On facts, it is not in dispute that the said respondent was a subsequent purchaser of the property in question. Further, it is also not in dispute that apart from the petitioner other members of the petitioner’s family, who were the original vendors, had the benefit of the order of regrant along with the petitioner, which has now been set aside and the matter remanded.

Reference may be made to the judgment of the apex court in the case of Maharaj Singh v. State of U.P. (1977) 1 SCC 155, wherein it is held thus:

“20. The classical concept of a ‘person aggrieved’ is delineated in Re Sidebotham ex p. Sidebotham. But the amplitude of ‘legal grievance’ has broadened with social compulsions. The State undertakes today activities whose beneficiaries may be the general community even though the legal right to the undertaking may not vest in the community. The State starts welfare projects whose effective implementation may call for collective action from the protected group or any member of them. New movements like consumerism, new people’s organs like harijan or mahila samajams or labour unions, new protective institutions like legal aid societies operate on the socio-legal plane, not to beat ‘their golden wings in the void’ but to intervene on behalf of the weaker classes. Such burgeoning of collective social action has, in turn, generated gradual processual adaptations. Test suits, class actions and representative litigation are the beginning and the horizon is expanding, with persons and organisations not personally injured, but vicariously concerned being entitled to invoke the jurisdiction of the court for redressal of actual or imminent wrongs.

21. In this wider perspective, who is a ‘person aggrieved’? Dhabolkar gives the updated answer:

The test is whether the words ‘person aggrieved’ include a person who has a genuine grievance because an order has been made which prejudicially affects his interest’. (p.315).

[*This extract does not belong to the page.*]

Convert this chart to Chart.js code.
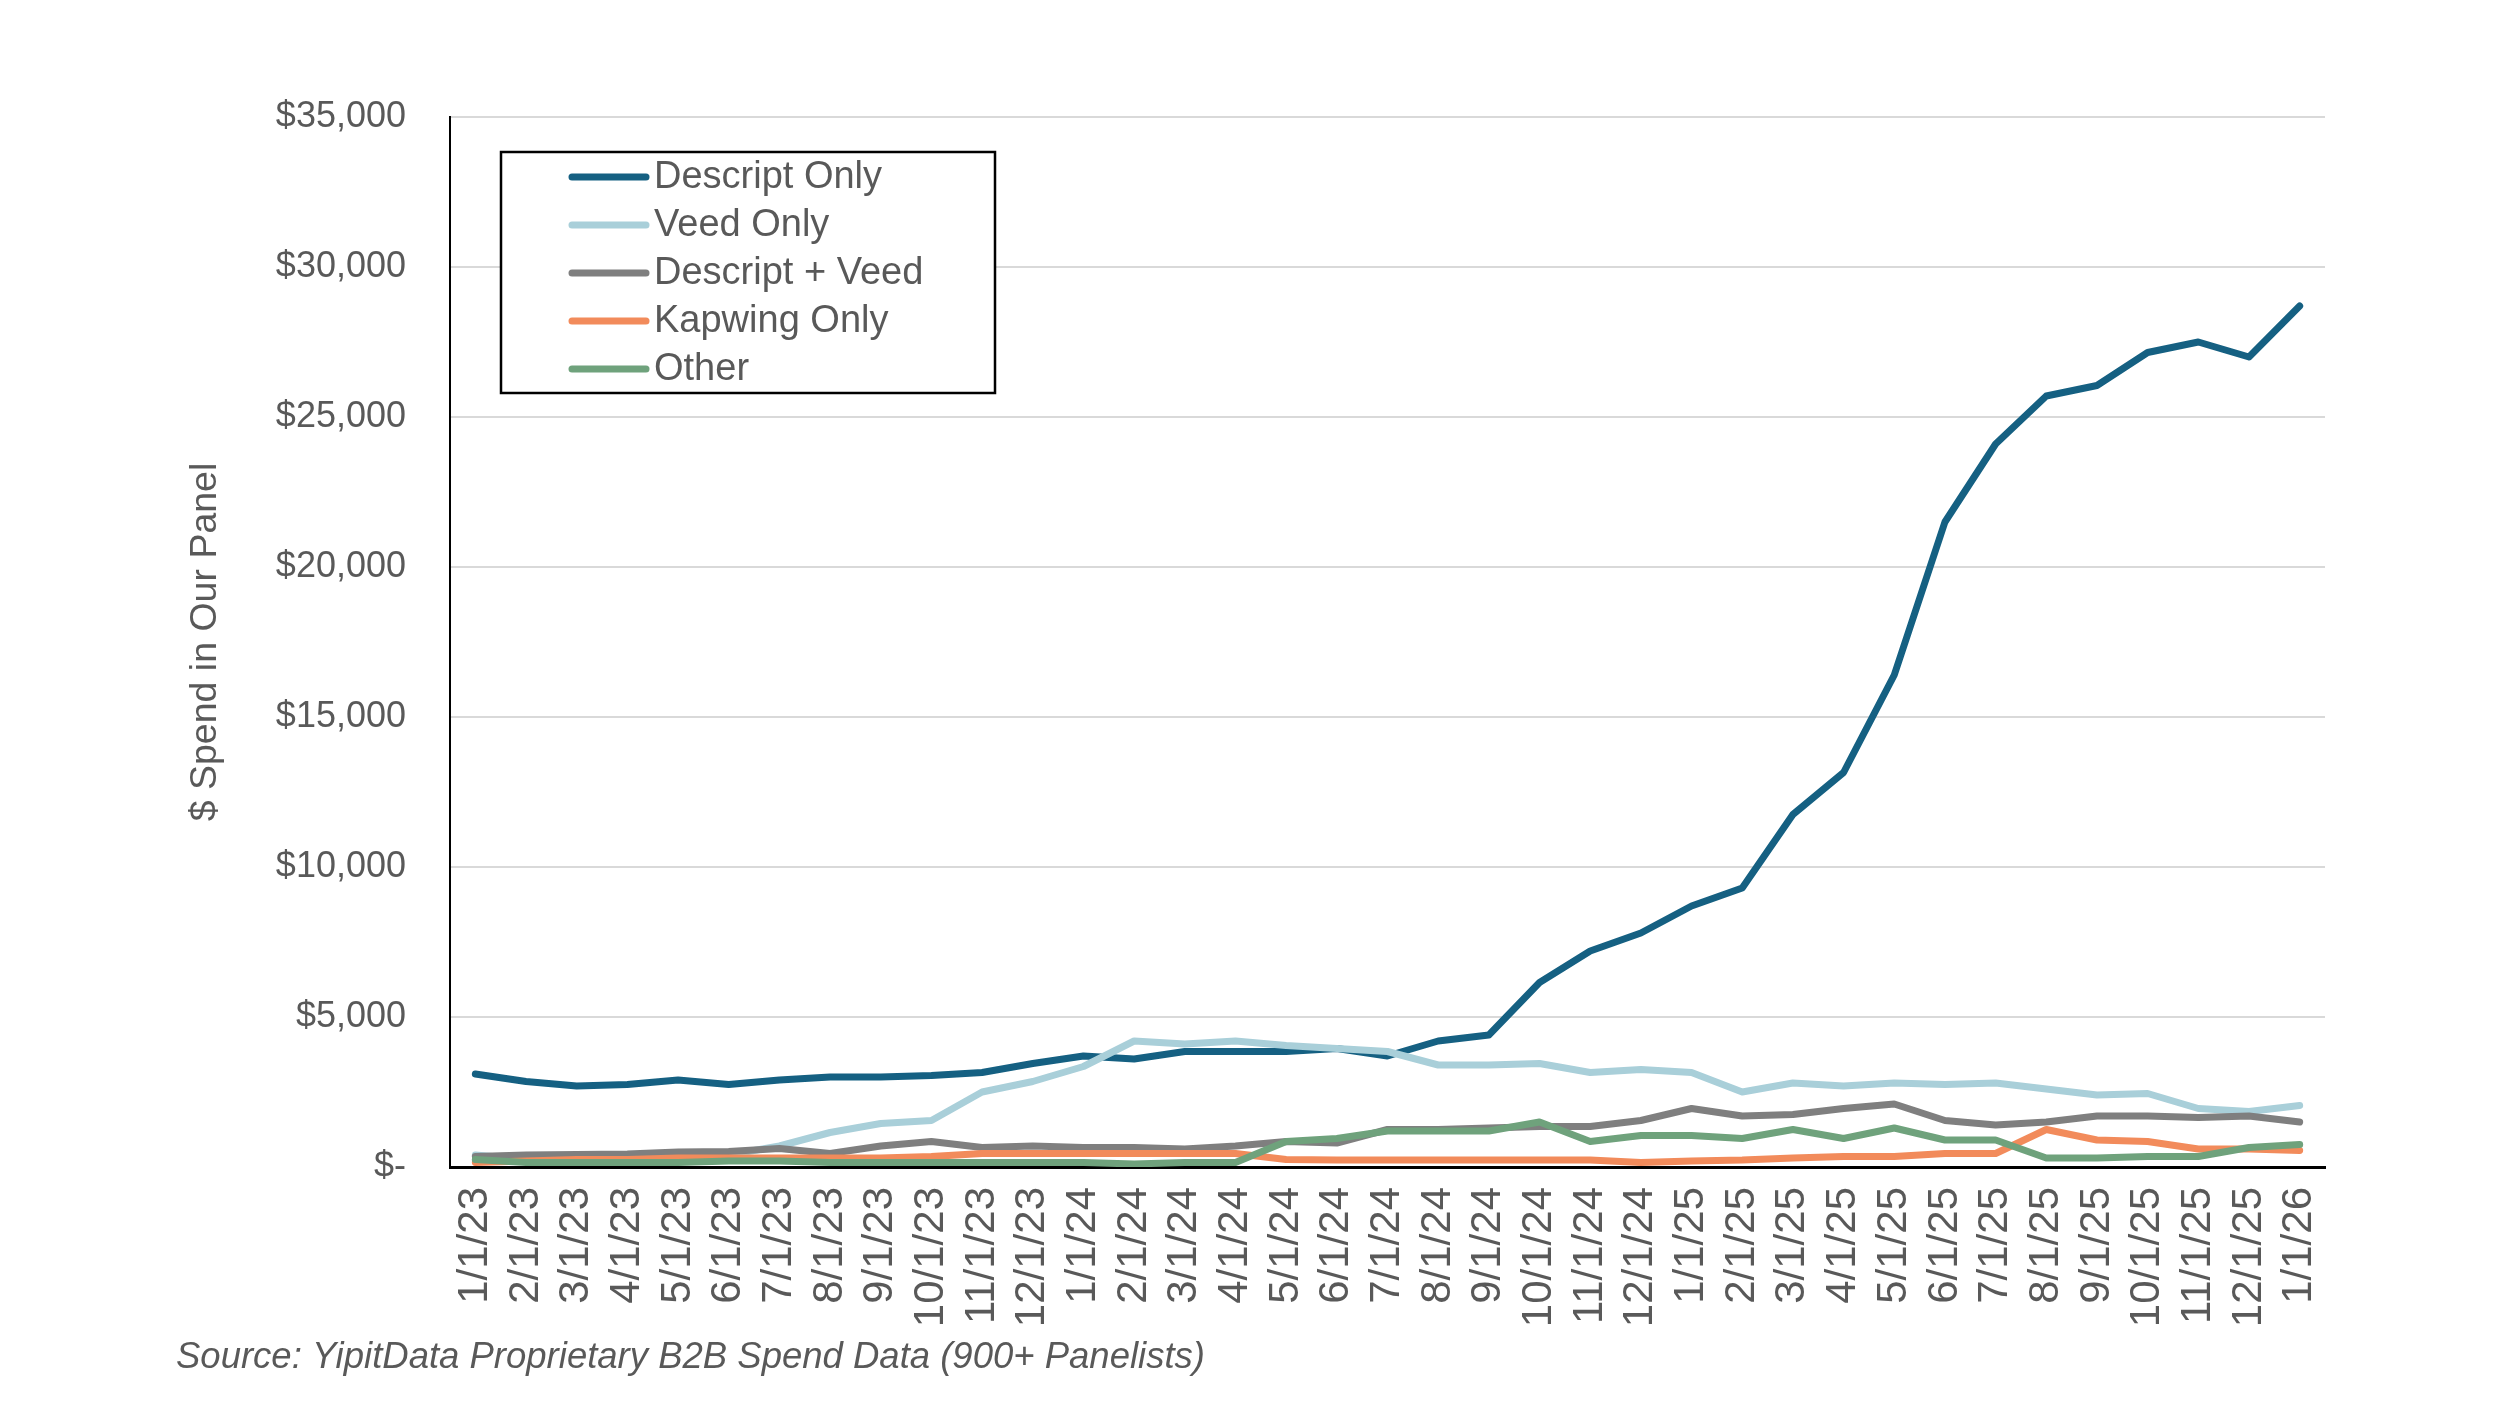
<!DOCTYPE html>
<html>
<head>
<meta charset="utf-8">
<script src="https://cdn.jsdelivr.net/npm/chart.js@4.4.1/dist/chart.umd.min.js"></script>
<style>
  html, body { margin: 0; padding: 0; background: #ffffff; }
  #wrap { width: 2500px; height: 1406px; }
  canvas { display: block; }
</style>
</head>
<body>
<div id="wrap"><canvas id="c" width="2500" height="1406"></canvas></div>
<script>
const categories = [
  '1/1/23','2/1/23','3/1/23','4/1/23','5/1/23','6/1/23','7/1/23','8/1/23','9/1/23','10/1/23','11/1/23','12/1/23',
  '1/1/24','2/1/24','3/1/24','4/1/24','5/1/24','6/1/24','7/1/24','8/1/24','9/1/24','10/1/24','11/1/24','12/1/24',
  '1/1/25','2/1/25','3/1/25','4/1/25','5/1/25','6/1/25','7/1/25','8/1/25','9/1/25','10/1/25','11/1/25','12/1/25',
  '1/1/26'
];
const descriptOnly = [3100,2850,2700,2750,2900,2750,2900,3000,3000,3050,3150,3450,
  3700,3600,3850,3850,3850,3950,3700,4200,4400,6150,7200,7800,
  8700,9300,11750,13150,16400,21500,24100,25700,26050,27150,27500,27000,
  28700];
const veedOnly = [400,250,250,300,350,400,700,1150,1450,1550,2500,2850,
  3350,4200,4100,4200,4050,3950,3850,3400,3400,3450,3150,3250,
  3150,2500,2800,2700,2800,2750,2800,2600,2400,2450,1950,1850,
  2050];
const descriptPlusVeed = [350,400,420,430,500,520,620,450,700,850,650,700,
  650,650,600,700,850,800,1250,1250,1300,1350,1350,1550,
  1950,1700,1750,1950,2100,1550,1400,1500,1700,1700,1650,1700,
  1500];
const kapwingOnly = [150,200,250,250,300,300,300,300,300,350,450,450,
  450,450,450,450,250,230,230,230,230,230,230,150,
  200,230,300,350,350,450,450,1250,900,850,600,600,
  550];
const other = [250,150,150,150,150,200,200,150,150,150,150,150,
  150,100,150,150,850,950,1200,1200,1200,1500,850,1050,
  1050,950,1250,950,1300,900,900,300,300,350,350,650,
  750];
const seriesNames = ['Descript Only','Veed Only','Descript + Veed','Kapwing Only','Other'];
const seriesColors = ['#156082','#A9CFD9','#7F7F7F','#F28B5B','#6FA27C'];
const yTickLabels = ['$-','$5,000','$10,000','$15,000','$20,000','$25,000','$30,000','$35,000'];
const yAxisTitle = '$ Spend in Our Panel';
const sourceNote = 'Source: YipitData Proprietary B2B Spend Data (900+ Panelists)';

const seriesValues = [descriptOnly, veedOnly, descriptPlusVeed, kapwingOnly, other];
const textGray = '#595959';

const datasets = seriesNames.map((name, i) => ({
  label: name,
  data: seriesValues[i],
  borderColor: seriesColors[i],
  backgroundColor: seriesColors[i],
  borderWidth: 7,
  pointRadius: 0,
  pointHoverRadius: 0,
  tension: 0,
  fill: false,
  borderCapStyle: 'round',
  borderJoinStyle: 'round',
  order: seriesNames.length - i
}));

const boxLegend = {
  id: 'boxLegend',
  afterDraw(chart) {
    const ctx = chart.ctx;
    const a = chart.chartArea;
    const bx = a.left + 51, by = a.top + 35, bw = 494, bh = 241;
    ctx.save();
    ctx.fillStyle = '#ffffff';
    ctx.fillRect(bx, by, bw, bh);
    ctx.strokeStyle = '#000000';
    ctx.lineWidth = 2.5;
    ctx.strokeRect(bx, by, bw, bh);
    ctx.font = '38px "Liberation Sans", Arial, sans-serif';
    ctx.textBaseline = 'middle';
    ctx.textAlign = 'left';
    chart.data.datasets.forEach((ds, i) => {
      const y = by + 25 + i * 48;
      ctx.strokeStyle = ds.borderColor;
      ctx.lineWidth = 7;
      ctx.lineCap = 'round';
      ctx.beginPath();
      ctx.moveTo(bx + 71, y);
      ctx.lineTo(bx + 145, y);
      ctx.stroke();
      ctx.fillStyle = textGray;
      ctx.fillText(ds.label, bx + 153, y + 1);
    });
    ctx.font = 'italic 36.5px "Liberation Sans", Arial, sans-serif';
    ctx.fillStyle = textGray;
    ctx.textBaseline = 'middle';
    ctx.fillText(sourceNote, 176, 1358);
    ctx.restore();
  }
};

const bgPlugin = {
  id: 'bg',
  beforeDraw(chart) {
    const ctx = chart.ctx;
    ctx.save();
    ctx.fillStyle = '#ffffff';
    ctx.fillRect(0, 0, chart.width, chart.height);
    ctx.restore();
  }
};

new Chart(document.getElementById('c'), {
  type: 'line',
  data: { labels: categories, datasets },
  options: {
    responsive: false,
    devicePixelRatio: 1,
    animation: false,
    layout: { padding: { left: 183, top: 117, right: 175, bottom: 0 } },
    plugins: {
      legend: { display: false },
      tooltip: { enabled: false },
      title: { display: false }
    },
    scales: {
      x: {
        offset: true,
        grid: { display: false, drawTicks: false },
        border: { display: true, color: '#000000', width: 3 },
        ticks: {
          autoSkip: false,
          minRotation: 90,
          maxRotation: 90,
          padding: 20,
          color: textGray,
          font: { family: '"Liberation Sans Narrow", "Liberation Sans", Arial, sans-serif', size: 42 }
        },
        afterFit(scale) { scale.height = 1406 - 1167; }
      },
      y: {
        min: 0,
        max: 35000,
        grid: { color: '#D9D9D9', lineWidth: 2, drawTicks: false },
        border: { display: true, color: '#000000', width: 2 },
        ticks: {
          stepSize: 5000,
          padding: 44,
          color: textGray,
          font: { family: '"Liberation Sans", Arial, sans-serif', size: 36 },
          callback: (v) => yTickLabels[Math.round(v / 5000)]
        },
        title: {
          display: true,
          text: yAxisTitle,
          color: textGray,
          padding: 0,
          font: { family: '"Liberation Sans", Arial, sans-serif', size: 37.5 }
        },
        afterFit(scale) { scale.width = 450 - 183; }
      }
    }
  },
  plugins: [bgPlugin, boxLegend]
});
</script>
</body>
</html>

American jurisprudence has recognized, for instance, the expanding importance of consumer protection in the economic system and permitted consumer organisations to initiate or intervene in actions, although by the narrow rule of ‘locus standi’, such a course could not have been justified (See P.807 – New York University Law Review, Vol.46, 1971). In fact, citizen organisations have recently been campaigning for using legal actions for protection of community interest, broadening the scope of ‘standing’ in legal proceedings (see p.403 – Boston University Law Review, Vol.51.1971). In the well-known case of Attorney-General of the Gambia v. Peirra Sarr N. ‘Jie 1961 A.C.617), Lord Denning observed about the Attorney-General’s standing thus:

“…The words ‘person aggrieved’ are of wide import and should not be subjected to a restrictive interpretation. They do not include, of course, a mere busy body who is interfering in things which do not concern him; but they do include a person who has a genuine grievance because an order has been made which prejudicially affects his interests.” (p.324-325)”.

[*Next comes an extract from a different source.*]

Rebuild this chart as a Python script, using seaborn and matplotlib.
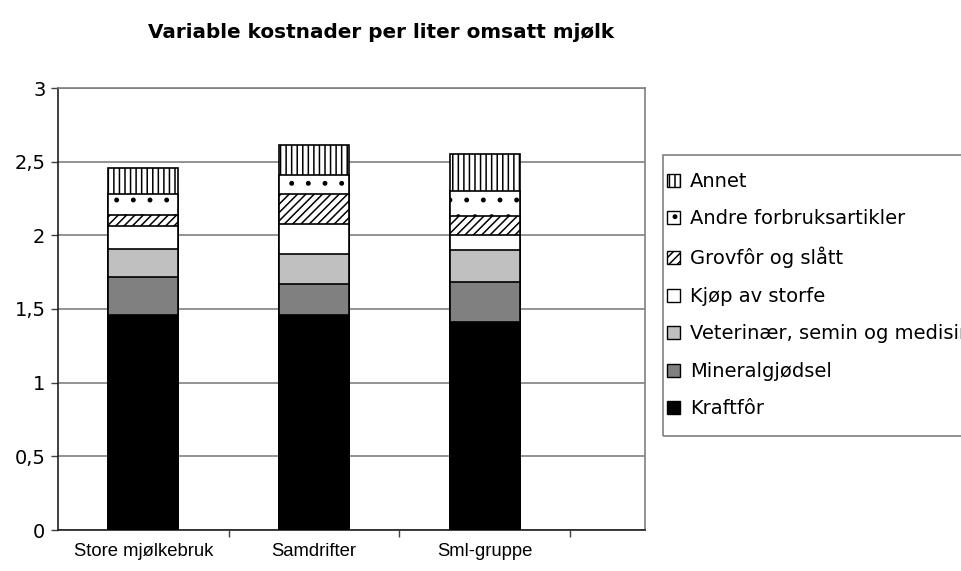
import pandas as pd
import seaborn as sns
import matplotlib.pyplot as plt
from matplotlib.patches import Patch, Rectangle

# Data (kr per liter)
groups = ["Store mjølkebruk", "Samdrifter", "Sml-gruppe"]
kraftfor = [1.46, 1.46, 1.41]
mineralgjodsel = [0.26, 0.21, 0.27]
veterinaer = [0.19, 0.20, 0.22]
kjop_storfe = [0.15, 0.21, 0.10]
grovfor = [0.08, 0.20, 0.13]
andre_forbruk = [0.14, 0.13, 0.17]
annet = [0.18, 0.20, 0.25]

y_ticks = [0, 0.5, 1, 1.5, 2, 2.5, 3]
y_tick_labels = ["0", "0,5", "1", "1,5", "2", "2,5", "3"]

components = ["Kraftfôr", "Mineralgjødsel", "Veterinær, semin og medisin",
              "Kjøp av storfe", "Grovfôr og slått", "Andre forbruksartikler", "Annet"]
colors = ["black", "#808080", "#c0c0c0", "white", "white", "white", "white"]
hatches = [None, None, None, None, "////", ".", "|||"]


def build_frame():
    df = pd.DataFrame({
        "Gruppe": groups,
        "Kraftfôr": kraftfor,
        "Mineralgjødsel": mineralgjodsel,
        "Veterinær, semin og medisin": veterinaer,
        "Kjøp av storfe": kjop_storfe,
        "Grovfôr og slått": grovfor,
        "Andre forbruksartikler": andre_forbruk,
        "Annet": annet,
    })
    cum = df[components].cumsum(axis=1)
    cum["Gruppe"] = df["Gruppe"]
    return cum


def plot_chart(cum):
    sns.set_theme(style="white")
    plt.rcParams["font.family"] = ["Liberation Sans", "DejaVu Sans"]
    plt.rcParams["hatch.linewidth"] = 1.1
    plt.rcParams["text.color"] = "black"
    plt.rcParams["xtick.color"] = "black"
    plt.rcParams["ytick.color"] = "black"

    W, H = 961, 571
    fig = plt.figure(figsize=(9.61, 5.71), dpi=100)
    ax = fig.add_axes([58 / W, 41 / H, 587 / W, 442 / H])

    # stacked bars: draw cumulative totals from the top layer down
    for comp, col, h in reversed(list(zip(components, colors, hatches))):
        sns.barplot(data=cum, x="Gruppe", y=comp, color=col, hatch=h,
                    edgecolor="black", linewidth=1.2, width=0.41,
                    saturation=1, ax=ax, zorder=3)

    ax.set_xlim(-0.5, 2.94)
    ax.set_ylim(0, 3)
    ax.set_xlabel("")
    ax.set_ylabel("")
    ax.set_yticks(y_ticks)
    ax.set_yticklabels(y_tick_labels, family="DejaVu Sans", fontsize=14)
    ax.yaxis.grid(True, color="#808080", linewidth=1.2, zorder=0)
    ax.set_axisbelow(True)

    ax.set_xticks([0.5, 1.5, 2.5], minor=True)
    ax.tick_params(axis="x", which="major", length=0, pad=9, labelsize=13.3)
    ax.tick_params(axis="x", which="minor", bottom=True, length=5,
                   width=1, color="#404040")
    ax.tick_params(axis="y", left=True, length=5, width=1, color="#404040",
                   pad=4)

    for side in ["left", "bottom"]:
        ax.spines[side].set_color("#202020")
        ax.spines[side].set_linewidth(1.2)
    for side in ["top", "right"]:
        ax.spines[side].set_color("#808080")
        ax.spines[side].set_linewidth(1.2)

    fig.text(381 / W, 1 - 33 / H, "Variable kostnader per liter omsatt mjølk",
             ha="center", va="center", fontsize=14.4, fontweight="bold",
             family="DejaVu Sans")

    # legend box (runs past the right edge as in the reference)
    fig.patches.append(Rectangle((663 / W, 1 - 436 / H), 320 / W, 281 / H,
                                 transform=fig.transFigure, fill=False,
                                 edgecolor="#808080", linewidth=1.2))

    handles = [Patch(facecolor=c, edgecolor="black", hatch=h, label=comp)
               for comp, c, h in zip(components, colors, hatches)][::-1]
    fig.legend(handles=handles, loc="upper left",
               bbox_to_anchor=(667 / W, 1 - 172 / H),
               frameon=False, prop={"family": "DejaVu Sans", "size": 14},
               handlelength=0.65, handleheight=0.65, handletextpad=0.55,
               labelspacing=0.95, borderpad=0, borderaxespad=0)

    fig.savefig("out.png", dpi=100)


def main():
    cum = build_frame()
    plot_chart(cum)


if __name__ == "__main__":
    main()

Therefore, in the facts of the case on hand, it can be said that the second respondent, who is said to be the purchaser in possession of the land, is certainly a person aggrieved who was entitled to invoke the jurisdiction of the appellate authority.

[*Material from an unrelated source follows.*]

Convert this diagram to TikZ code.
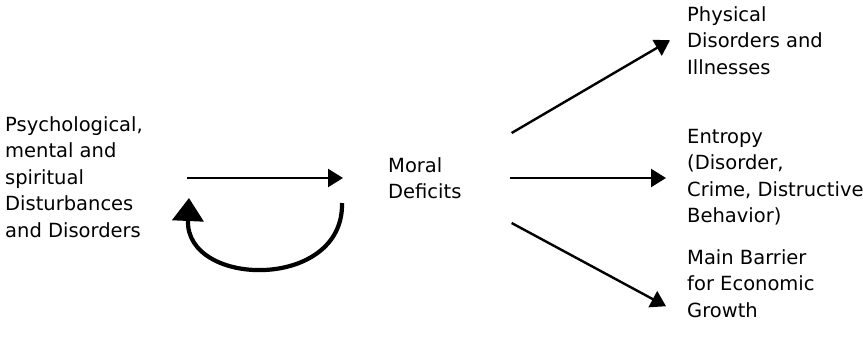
\documentclass[tikz,border=0pt]{standalone}
\usepackage{fontspec}
\setmainfont{DejaVu Sans}
\usepackage{xcolor}
\usetikzlibrary{arrows.meta, positioning, calc}

\begin{document}
\begin{tikzpicture}[x=1bp, y=-1bp,
		font=\fontsize{19.5bp}{26.5bp}\selectfont,
		txt/.style={anchor=north west, inner sep=0pt, align=left},
		flow/.style={line width=2.4bp, -{Triangle[length=15bp, width=18bp]}},
		loopback/.style={line width=4.2bp, -{Triangle[length=23bp, width=31bp]}}]
	\useasboundingbox (0,0) rectangle (863,341);
	\node[txt] (psych) at (5,116) {Psychological,\\mental and\\spiritual\\Disturbances\\and Disorders};
	\node[txt] (moral) at (388,157) {Moral\\Deficits};
	\node[txt] (phys) at (687,6) {Physical\\Disorders and\\Illnesses};
	\node[txt] (entropy) at (687,129) {Entropy\\(Disorder,\\Crime, Distructive\\Behavior)};
	\node[txt] (barrier) at (687,249) {Main Barrier\\for Economic\\Growth};
	% feedback loop
	\coordinate (loopout) at ($(moral.west)+(-46,25)$);
	\coordinate (loopin) at ($(psych.east |- moral.west)+(46,20)$);
	\draw[flow] (psych.east |- moral.west) ++(44,0) -- ($(moral.west)+(-45,0)$);
	\draw[loopback] (loopout) .. controls ($(loopout)+(2,88)$) and ($(loopin)+(-4,90)$) .. (loopin);
	% effects
	\draw[flow] ($(moral.east)+(50,-45)$) -- ($(phys.west)+(-17,0)$);
	\draw[flow] ($(moral.east)+(48,0)$) -- ($(entropy.west |- moral.east)+(-21,0)$);
	\draw[flow] ($(moral.east)+(50,45)$) -- ($(barrier.west)+(-21,23)$);
\end{tikzpicture}
\end{document}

Further, it is also to be noticed that the petitioner cannot be said to be aggrieved by the order of regrant in favour of the other members of her family who are said to be the vendors of the property who had conveyed the property in favour of the vendor who had in turn conveyed the property in favour of the second respondent. The said circumstance would also enable the second respondent to claim a vested interest on the principle of feeding the grant by estoppel. In this regard the decision of the apex Court in the case of Renu Devi v. Mahendra Singh, (2003) 10 SCC 200, may be referred to. The principle is discussed thus:

“13. The rule of feeding the estoppel, as recognized in English law and set out in Rajapakse v. Fernando (1920) AC 892, 897 is, ‘where a grantor has purported to grant an interest in land which he did not at the time possess, but subsequently acquires, the benefit of his subsequent acquisition, goes automatically to the earlier grantee, or as it is usually expressed, feeds the estoppel.’ Mulla states in the work on Transfer of Property Act (Ninth Edition, 2000 at p.310). The Principle is based partly on the common law doctrine of estoppel by deed and partly on the equitable doctrine that a man who has promised more than he can perform must make good his contract when he acquires the power of performance. In Tilakdhari Lal v. Khedan Lal, Lord Buckmaster stated the rule of estoppel by deed as follows- “If a man who has no title whatever property grants it by a conveyance which in form would carry the legal estate, and he subsequently acquires an interest sufficient to satisfy the grant, the estate, the instantly passes”.

14. Though there is some doubt expressed by Indian scholars and authorities if the common law doctrine of ‘the estate instantly passes’ is applicable in India but there is no doubt that the doctrine of feeding the estoppel applies in India. The rule is that if a man, who has no title whatever to the property, grants it by a conveyance which in form carries the legal estate, and he subsequently acquires an interest sufficiently to satisfy the grant, the estate instantly passes. (See: Mulla, ibid.p.312). Equity treats that as done which ought to be done. The doctrine may not apply if the deed of transfer itself was invalid or if the third party has acquired title bona fide, for consideration and without notice.”

In the light of the above legal position the writ petition stands dismissed.